It’s 1994. John Major is in Number 10, Michael Schumacher is embarking on his dominance of Formula 1 and Oasis and Blur are fighting for supremacy of the airwaves.
It is also the greatest year in the history of the car. The best year of the car? What is this nonsense? How can you pick one year from more than a century of car production as the best ever?
I’m perfectly serious and here’s why. Throughout the history of the car, there have been some great machines. In the year of my birth, 1962, a couple of real crackers made their debuts: the AC Cobra and the Lotus Elan: one a stunning sports car of the old school in style and engineering but with tremendous firepower from a new generation of lightweight American V8, and the other totally new in thinking with a fibreglass body, spine chassis and suspension from one of the greatest geniuses in automotive engineering. Both cars were fantastic road cars and winners on the race track.
As I was growing up in the late 1960s and early 1970s, other great cars came along – several of which, when I was old enough to drive, I actually owned. I got to drive some of the older stuff too, including Elans and Cobras. Brilliant cars. The latter was brutally fast and the former delicate with exceptional handling. Incredible to drive but a nightmare to own: part-time electrics, a chassis prone to rust, doors with gaps wide enough to let rodents in and a heater that was barely effective. I nearly bought an Elan. I went to test drive it with the then Mrs Goodwin.

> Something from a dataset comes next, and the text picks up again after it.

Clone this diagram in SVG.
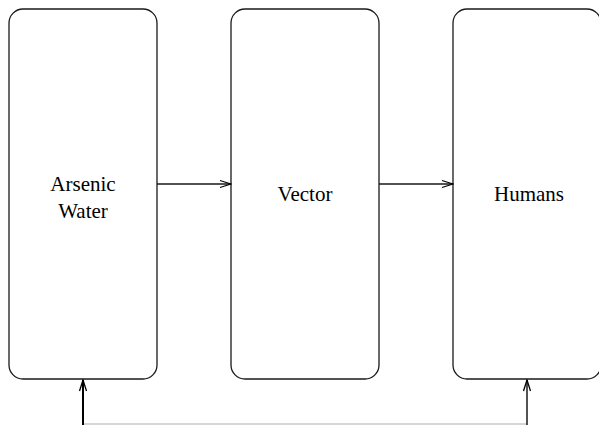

After about five miles, the bonnet popped open, tore itself off and sailed away over the top of the car. We weren’t going to be buying an Elan, I was told. Instead, we bought a Datsun 240Z: a great-looking car but not particularly sporty, and it was rusting away in front of our eyes. In the late 1980s, I started as a motoring journalist and began driving the new cars of the day. It was a great era. One of the first cars that I tested was the then new Lancia Delta Integrale. I couldn’t believe how quick it was and how sure-footed it felt in the rain. I also remember my first drive in a Lotus Esprit Turbo.
It was an SE and was the first car that we had tested that managed to dip under 5.0sec in the then more relevant 0-60mph test. The Esprit handled in true Lotus fashion but the brakes weren’t up to the job and, also in Lotus tradition, a lot of things didn’t quite work. The air conditioning and electric windows, for example.
But cars were improving all the time. Panel gaps were tightening, brakes were stopping cars better with the added back-up of ABS, reliability was improving and protection against corrosion was taken much more seriously. The cars were getting safer too. By 1994, most of the really irritating flaws in the motor car had been ironed out. Development of the car didn’t stop there as more and more systems and technologies have been developed.
Here we come to the rather more controversial side of my argument: it’s not just that 1994 saw the maturity of the car and the removal or curing of most flaws, but it marks a point in time when cars were simpler, less cluttered with technology and, most importantly, had realistic performance, before matters started to get out of hand. The ‘E34’- generation (1989-1995) BMW M5’s straight-six engine produced 315bhp. Today, that power output is exceeded by several hot hatches. It weighed 1650kg and was 1750mm wide. The current M5 has 591bhp, weighs 1855kg and is 1903mm wide.